The value of cloud access security brokers stems from their ability to give insight into cloud application use across cloud platforms and identify unsanctioned use. This is especially important in regulated industries.
CASBs use autodiscovery to identify cloud applications in use and identify high-risk applications, high-risk users and other key risk factors. Cloud access security brokers may enforce a number of different security access controls, including encryption and device profiling.

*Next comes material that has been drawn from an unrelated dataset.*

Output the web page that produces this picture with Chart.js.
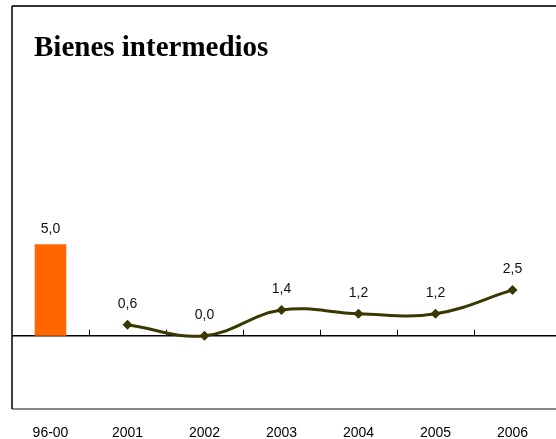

They may also provide other services such as credential mapping when a single sign-on is not available.
In which modes does CasB operate?
CASBs operate in one of three different modes, and more products now support more apps in each mode:
Forward proxy, usually deployed with endpoint agents or VPN clients
A reverse proxy, which doesn’t require agents and can work better for unmanaged devices
API control, which provides visibility into data already stored in cloud repositories or data that is used within a cloud process that never enters a corporate network.
How the modern CASB fits in today’s IT and threat landscape?
That was great then, but today’s CASBs are more fully-featured and integrated into the alphabet soup of enterprise security. Many vendors offer ways to connect their product to email servers to track and prevent data leakage (either deliberate or unintentional), web application gateway devices, identity management systems, and single sign-on tools.